Created: 27 May 2013 | Modified: 23 Jul 2020 | BibTeX Entry | RIS Citation |
Murray’s conclusion is very thought provoking (as is Bailey’s chapter).
Murray lumps evolutionary archaeology in with the prevailing paradigm of “archaeology as anthropology”, and that’s probably fair because although we know we need a new metaphysic, and have described the meta-theoretical requirements for one, we haven’t really produced one yet. We keep slipping back into evolutionary ecological theory. Although the cladistics work on branching of the cultural information flow might warrant a serious re-look as one foundation of a timelike paradigm.
With respect to CT itself, the major challenge is to:
Stop exclusively using models which require parameters we cannot estimate or measure, especially independently of each other (e.g., N, or mu).
Develop a time-like set of expectations for things we can actually measure.

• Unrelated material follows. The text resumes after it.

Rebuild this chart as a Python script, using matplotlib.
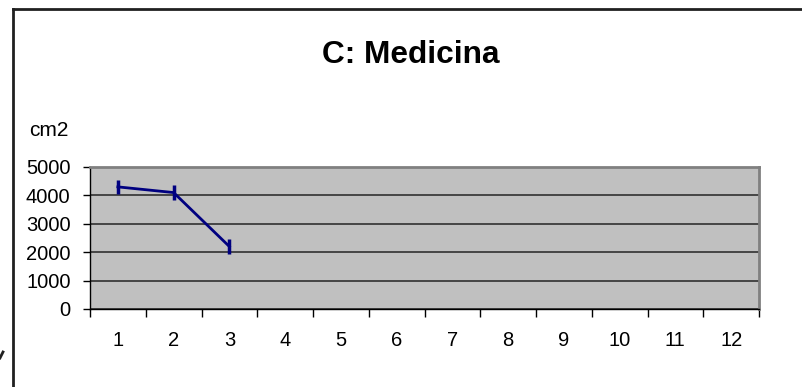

Build bridges between ecological time theory and those time-like expectations.
A really basic problem is that folks have been trying to use CT models that require ecological parameterization to say things about “how much variation we should expect” in the record. And then making claims about CT processes and thus social aspects of past societies based upon deviations from those expectations.
But we haven’t demonstrated that we can securely tie “how much variation to expect” to both a model and the record.
Investigate:
Models where we don’t need to know N and mu, and instead look at “how much variation” there is depending upon time scale of observation and granularity of classification – at at least three levels of granularity to establish scaling relations.
Take an explicitly statistical physical view of these scaling relationships – we’re looking for “phase transitions” and difference phases of behavior in these scaling relationships; models which have the same scaling behavior ultimately can’t be differentiated in a time-perspective record and are thus equifinal.
The central problem is defining CT models which do not require parameters unrecoverable from archaeological sources, and which have direct empirical implication for palimpsest deposits, given flexibility on things like determining deposit duration, choosing classificatory schemes (and possibly more than one).
The result may not be able to make predictions about any specific assemblage, but should be able to make predictions about sets of assemblages relative to one another – flows within metacommunities over time.
Richness itself is highly affected by time-averaging in palimpsests, evenness affected but less so. What we need to study is the scaling of sets of richness and evenness values across groups of assemblages.
Holdaway, Simon, and LuAnn Wandsnider. 2008. Time in Archaeology: Time Perspectivism Revisited. University of Utah Press.